Chennai, June 3: Chennai-based Indian Bank has posted an operating profit of Rs 61.59 crore during the year 2000-01 as against Rs 23.86 crore in the previous year, registering a growth of 158 per cent. This is after taking into account the amortisation of the first instalment of voluntary retirement scheme (VRS) and other staff related provisions such as leave encashment etc. aggregating Rs 96.01 crore. However, the net loss of the bank during the year stood at Rs 274 crore compared to a net loss of Rs 426.97 crore in the financial year ended March 2000.

Speaking at a press conference, Mrs Ranjana Kumar, chairperson and managing director of the bank said “but for the extraordinary burden of amortisation of the first instalment of VRS and other provisions, the operating profit of the bank would have been high at Rs 157.60 crore, which is almost a six-fold increase over the previous year”.

She further said that “if we had received the recapitalisation funds from the government on time, as promised earlier our bank would have reported a net profit during the fiscal 2001”. During the year, the global business of the bank touched Rs 31,127 crore including Rs 21,693 crore of deposits and Rs 9,434 crore of advances.

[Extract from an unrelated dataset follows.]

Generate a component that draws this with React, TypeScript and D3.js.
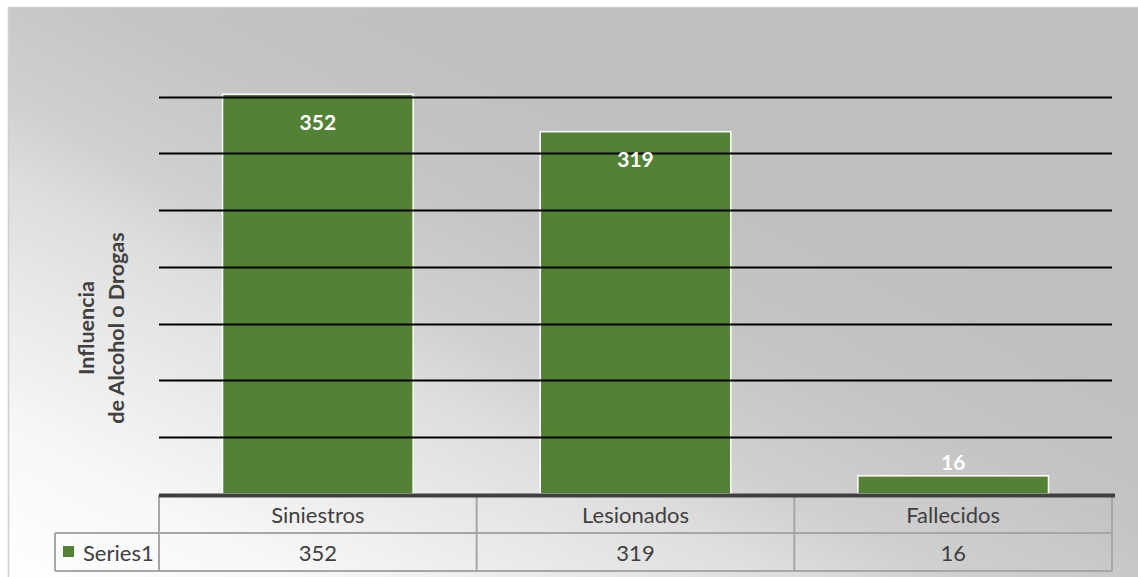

After a gap of nearly seven years, the domestic performance of the bank has also improved significantly, she said. Increase in deposits reached an all-time high of Rs 2,604 crore, registering a growth of about 14.5 per cent over the previous year. The operating profit of the bank from the domestic business alone was to the tune of Rs 5.94 crore as against an operating loss of Rs 14.13 crore in the previous year.
Despite several constraints the bank has recovered Rs 549 crore in its non performing assets (NPAs) during the year. The net global NPA of the bank is now at 10.03 per cent (Rs 950 crore) compared to 16.18 per cent (Rs 1,327 crore) as on March 31, 2000, she added.

The bank has been working consistently to improve its performance by introducing competitive structured credit products including consumer credit loans, vehicle loans, personal loan, educational loans and trade and finance schemes. During the year, under the structured credit products alone, the bank has disbursed loans to the tune of Rs 281 crore to over 1,05,000 customers.

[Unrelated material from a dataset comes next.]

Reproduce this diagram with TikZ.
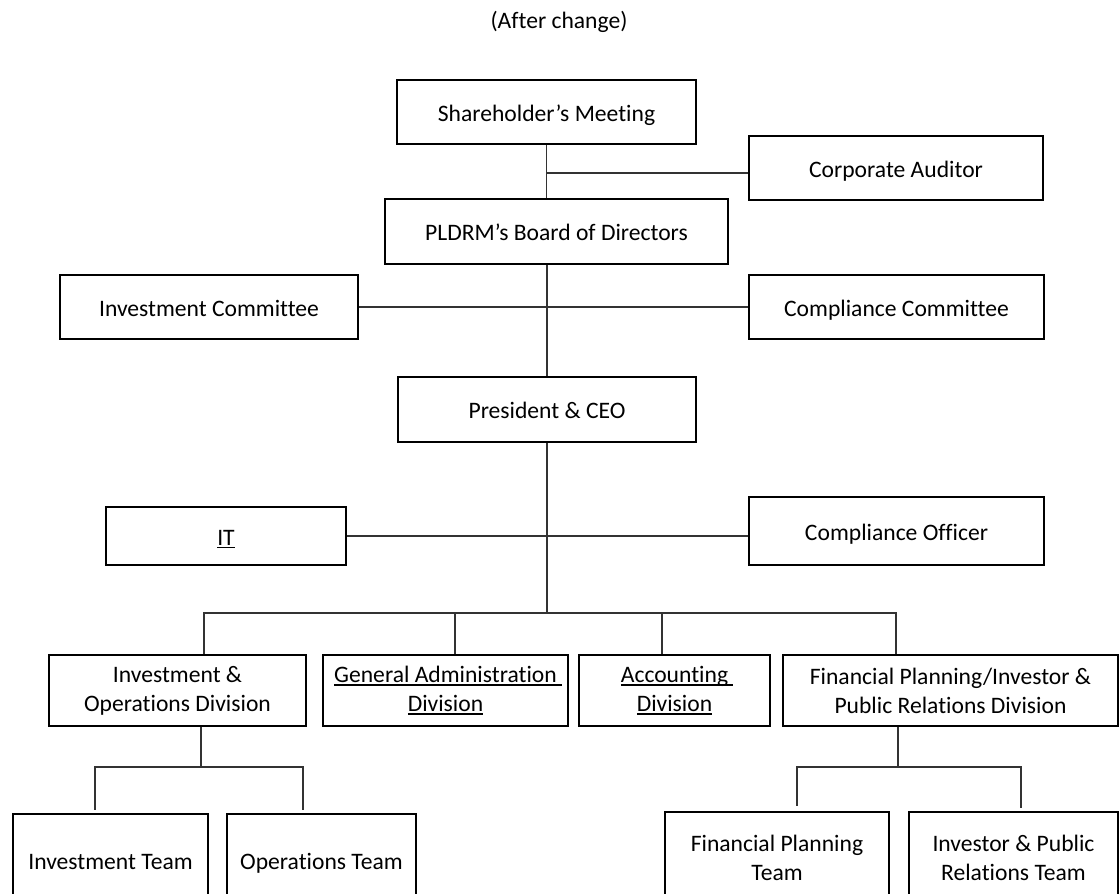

The bank is also in the process of putting in place an aggressive marketing programme for its products. As a step towards this initiative, the bank has selected 290 MBA students across the country for the purpose.

To begin with the marketing programme would be implemented in 15 circles of the bank, Mrs Ranjana Kumar said.

“We are also doing away with our subsidiaries. IndBank Housing will be merged with the parent latest by September this year, while Merchant Banking and Mutual fund operations are in various stages of disposal”, she said.